We collect, process, and analyze data to better understand our world and make more informed decisions. The first step in any data work is to collect the data itself. Data can come from a lot of places, including research, governments, technology, observation, or directly from individuals — the list is endless!

We collect this data in many different ways. One way is to seek out information that doesn’t yet exist and measure it directly. This can include activities like surveys, observational studies, or recording the results of an experiment. This kind of data might be considered static, meaning the information is collected once and does not change. Think about conducting a survey by mail: the survey results are collected and recorded only once.

Image of computer screen with plots and charts about website user data.

Data can also be live and ever-changing based on the most up-to-date information. For example, apps and websites can track clicks and time spent on pages across multiple users at the same time without a human actively recording all the data points. Unlike the static data of more traditional methods, sensors and trackers can also continuously update data to include new information in a live feed. Think about weather predictions: the data that goes into weather predictions are updated continuously to get the most accurate predictions.

Finally, rather than collect measurements directly, we can also use existing data that was collected by others or for some other purpose. There are lots of databases that are freely available for public use. We can even compile data from a variety of sources and join them together before an analysis.

Data sources

Many organizations house all kinds of data. Datasets are often kept private or can only be accessed for a fee. This may be done for reasons like protecting the identity of individuals, keeping valuable information from competitors, or making a profit from data collection.

The following list has links and descriptions for websites that provide free access to some interesting datasets.
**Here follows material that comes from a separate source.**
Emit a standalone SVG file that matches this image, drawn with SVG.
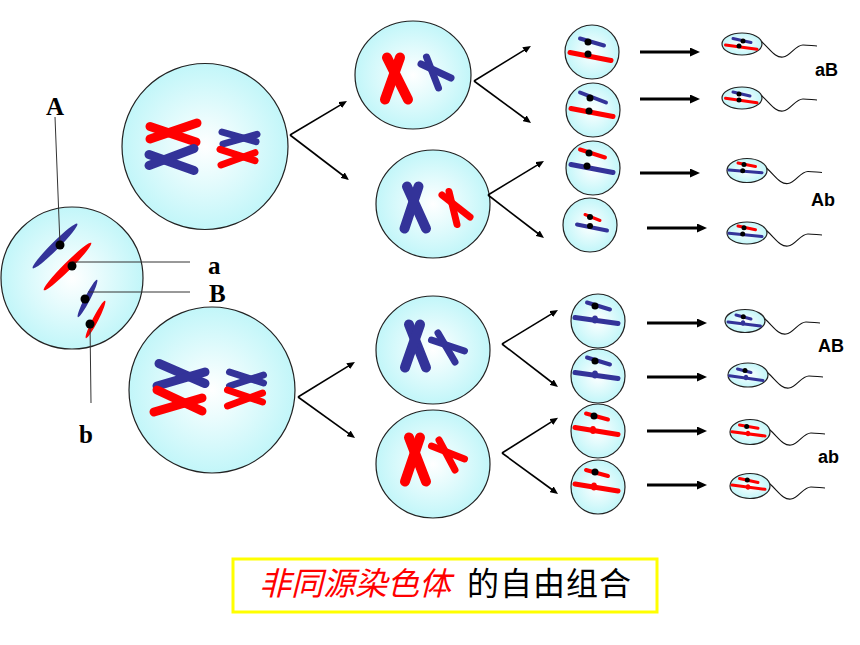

The companies and organizations on this list provide public access to data, allowing anyone with internet access to view this information. The websites vary in how they provide data access: some may have a CSV or Excel file of data that can easily be downloaded to a computer, while others allow access to a database via an API.

Image of computer screen with Google search homepage open in a web browser.

Looking for something specific? Google Dataset Search works like a google search bar for datasets. We think the following datasets look really interesting!

  • Orchids — Did you know the total value of trees, plants, and flowers exported from the Netherlands in 2020 was nearly 9.8 billion euros?
  • Biodiversity at U.S. national parks — Did you know that Haliaeetus leucocephalus (also know as a Bald Eagle) can be found in just about every U.S. National Park? Check out this data file to explore animal and plant species that have been identified and verified by evidence in national parks.
  • Revenue of the cosmetic & beauty industry in the U.S. — Talk about big money: the revenue of the U.S. cosmetic industry was estimated to amount to about 49.2 billion U.S. dollars in 2019.